MINNEAPOLIS — Mohamed Noor, the former Minneapolis police officer convicted of murder in the 2017 shooting death of an unarmed woman who had called 911 seeking help, was sentenced Friday to about 12 and a half years in prison.

Mr. Noor’s conviction in April was unusual: It is rare for prosecutors to try police officers for such shootings, and he became the first Minnesota officer in decades to be convicted in an on-duty, fatal shooting.

The prosecution raised concerns in the area’s large Somali-American community about whether Mr. Noor, who was born in Somalia, was treated differently than a white colleague would have been. After the sentencing on Friday, several protesters at the courthouse questioned the system’s fairness.

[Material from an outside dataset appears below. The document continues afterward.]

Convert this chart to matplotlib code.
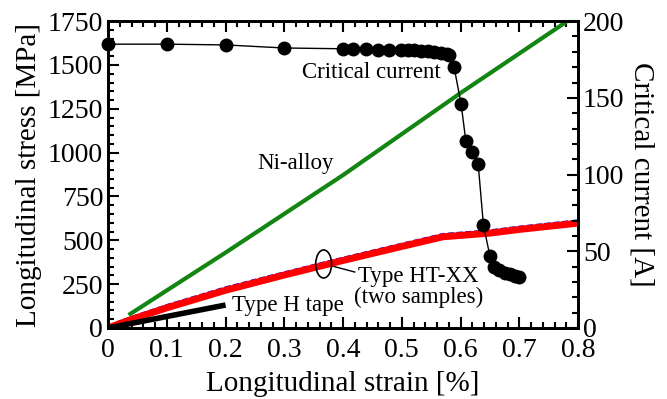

“Wrong Complexion For Blue Protection,” one man’s sign said.

Mr. Noor was convicted of third-degree murder, which carried a maximum sentence of 25 years in prison, and second-degree manslaughter, which could have led to as many as 10 years in prison. His lawyers asked for probation and short stints in jail. Judge Kathryn L. Quaintance’s sentence fell within the state guidelines.

Dozens of people filed letters with the court seeking leniency for Mr. Noor, whose arrival as his precinct’s first Somali-American officer had been celebrated by the city’s mayor.

Elsewhere, in the small number of cases where officers have been convicted, sentences have tended to be less strict than they might have been. Jason Van Dyke, a former Chicago officer convicted of second-degree murder and other crimes in the death of Laquan McDonald, a teenager who was shot 16 times, was sentenced this year to just under seven years; prosecutors had called for at least 18 years. In Balch Springs, Tex., Roy D. Oliver II, an officer convicted of murder in the death of Jordan Edwards, 15, was sentenced last year to 15 years behind bars; the prosecution was seeking at least 60 years.

The shooting of Ms. Ruszczyk had been a mystery from the start — far different from police shootings that were recorded on cellphones or squad car dashboard cameras. There was no video or audio of what had happened.

[Read more about the mysteries of this case.]

Late on the night of July 15, 2017, Ms. Ruszczyk, who was about to get married and sometimes used her fiancé’s surname, twice called 911 to report what she thought was a sexual assault in the alley behind her Minneapolis home.

Mr. Noor and his partner were sent to the area to investigate, and the shooting soon followed. It was never entirely clear how the officers and Ms. Ruszczyk had wound up crossing paths, but testimony at Mr. Noor’s trial suggested that she came outside in the darkened alley to talk to the officers, and startled them.

At his trial, Mr. Noor said he feared for his life when he saw Ms. Ruszczyk approaching his cruiser and made a split-second decision to shoot. “She could have had a weapon,” Mr. Noor said in court.

Lawyers for Mr. Noor have acknowledged that Ms. Ruszczyk in fact posed no threat. She had been holding a glittery cellphone and standing outside a rolled-down window of the squad car when she was shot.

Mr. Noor’s lawyers said the events were a tragedy but not a crime. Prosecutors said that Mr. Noor had acted unreasonably — firing at a shadowy figure without even yelling a warning — and that it was murder.

The shooting of Ms. Ruszczyk set off outrage as far away as Australia, where she had lived for most of her life. The trial drew intense attention among Minnesota’s Somali-American residents, many of whom wondered whether Mr. Noor, who was born in Somalia, would be treated fairly.

And the events forced changes in the policies and leadership of the Minneapolis Police Department. The chief was forced out, and the department rewrote its body camera policy. Both Mr. Noor and his partner, Officer Matthew Harrity, had been wearing cameras that night, but neither officer had them turned on when the shooting occurred.